One blog post is merely a version on a theme developed in an ongoing performance inhabiting “the several months and years.”

Does the digital network, then, polarize one’s desires for time – make you crave for both the instantaneous and the epic?

Make it schizophrenic?

Tuesday, March 2nd, 2010

50 50 by Oliver Laric is a version of the 50 Cent track In Da Club composed of 50 other versions of the song culled from YouTube user videos. In each of the videos, a user (or users) performs a homemade karaoke performance of a pop song in front of a home video camera or webcam.

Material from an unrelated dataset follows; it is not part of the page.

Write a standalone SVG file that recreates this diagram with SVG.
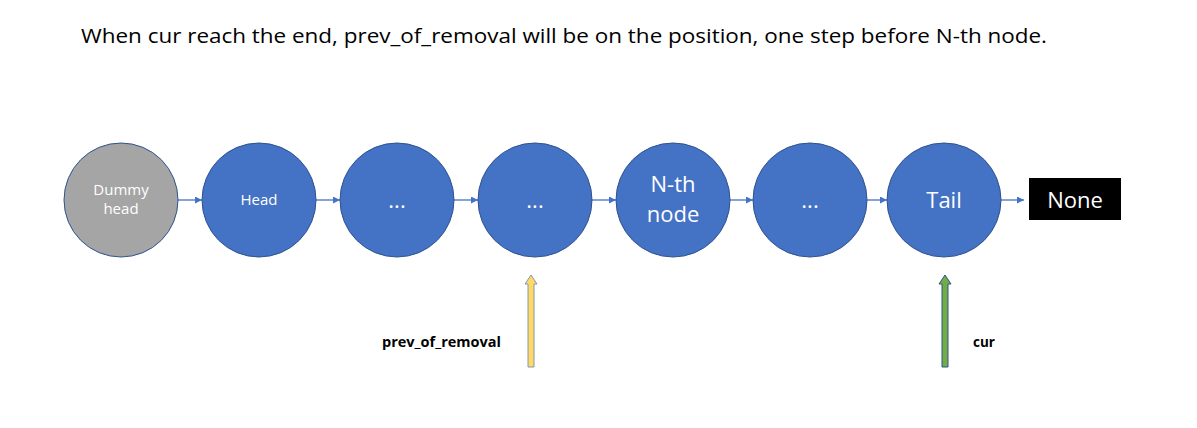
<svg xmlns="http://www.w3.org/2000/svg" width="1197" height="428" viewBox="0 0 1197 428">
<style>
.node{fill:#4472C4;stroke:#2F528F;stroke-width:1}
.dummy{fill:#A5A5A5;stroke:#2F528F;stroke-width:1}
.lbl{font-family:"Open Sans","Liberation Sans",sans-serif;fill:#FFFFFF;text-anchor:middle}
.conn{stroke:#4472C4;stroke-width:1.3;fill:none;marker-end:url(#ah)}
.ptr{font-family:"Open Sans","Liberation Sans",sans-serif;font-weight:bold;font-size:13.5px;fill:#000}
</style>
<defs>
<marker id="ah" viewBox="0 0 10 10" refX="10" refY="5" markerWidth="7" markerHeight="7" markerUnits="userSpaceOnUse" orient="auto">
<path d="M0,0 L10,5 L0,10 Z" fill="#4472C4"/>
</marker>
</defs>
<rect width="1197" height="428" fill="#FFFFFF"/>
<text x="81" y="43" font-family="Open Sans,Liberation Sans,sans-serif" font-size="20" fill="#000" textLength="966" lengthAdjust="spacingAndGlyphs">When cur reach the end, prev_of_removal will be on the position, one step before N-th node.</text>
<g id="connectors">
<line class="conn" x1="178" y1="200" x2="202" y2="200"/>
<line class="conn" x1="316" y1="200" x2="340" y2="200"/>
<line class="conn" x1="454" y1="200" x2="478" y2="200"/>
<line class="conn" x1="592" y1="200" x2="616" y2="200"/>
<line class="conn" x1="730" y1="200" x2="753" y2="200"/>
<line class="conn" x1="867" y1="200" x2="887" y2="200"/>
<line class="conn" x1="1001" y1="200" x2="1024" y2="200"/>
</g>
<g id="dummy-head">
<circle class="dummy" cx="121" cy="200" r="57"/>
<text class="lbl" x="121" y="195" font-size="15">Dummy</text>
<text class="lbl" x="121" y="214" font-size="15">head</text>
</g>
<g id="head">
<circle class="node" cx="259" cy="200" r="57"/>
<text class="lbl" x="259" y="205" font-size="15">Head</text>
</g>
<g id="ellipsis1">
<circle class="node" cx="397" cy="200" r="57"/>
<text class="lbl" x="397" y="208" font-size="22">...</text>
</g>
<g id="ellipsis2">
<circle class="node" cx="535" cy="200" r="57"/>
<text class="lbl" x="535" y="208" font-size="22">...</text>
</g>
<g id="nth-node">
<circle class="node" cx="673" cy="200" r="57"/>
<text class="lbl" x="673" y="192" font-size="22">N-th</text>
<text class="lbl" x="673" y="222" font-size="22">node</text>
</g>
<g id="ellipsis3">
<circle class="node" cx="810" cy="200" r="57"/>
<text class="lbl" x="810" y="208" font-size="22">...</text>
</g>
<g id="tail">
<circle class="node" cx="944" cy="200" r="57"/>
<text class="lbl" x="944" y="208" font-size="22">Tail</text>
</g>
<g id="none">
<rect x="1029" y="178" width="92" height="42" fill="#000"/>
<text class="lbl" x="1075" y="208" font-size="22">None</text>
</g>
<g id="prev-pointer">
<path d="M528,367 L528,284 L525,284 L531,275 L537,284 L534,284 L534,367 Z" fill="#FFD966" stroke="#8497B0" stroke-width="1"/>
<text class="ptr" x="382" y="347" textLength="119" lengthAdjust="spacingAndGlyphs">prev_of_removal</text>
</g>
<g id="cur-pointer">
<path d="M942,367 L942,284 L939,284 L945,275 L951,284 L948,284 L948,367 Z" fill="#70AD47" stroke="#2F528F" stroke-width="1"/>
<text class="ptr" x="973" y="347">cur</text>
</g>
</svg>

Laric cuts these versions together to create a single, seamless performance of the track which has less to say about In Da Club and more to say about the fact that the world of images in 2007 – the year the video was initially uploaded – is composed of versions of In Da Club as much as it is composed of the original track.

When one searches for a pop song on YouTube, more often than not one will find versions of the track produced by rank-and-file YouTube users as opposed to an “original” version.

And if one does find an “original” version of the song, it will still be versioned anyway through the video’s visual component – say a slide show of thematically relevant imagery or a static screen of text and graphic elements advertising whatever it is that the user sells.

This ecology of versions is what 50 50 shows me.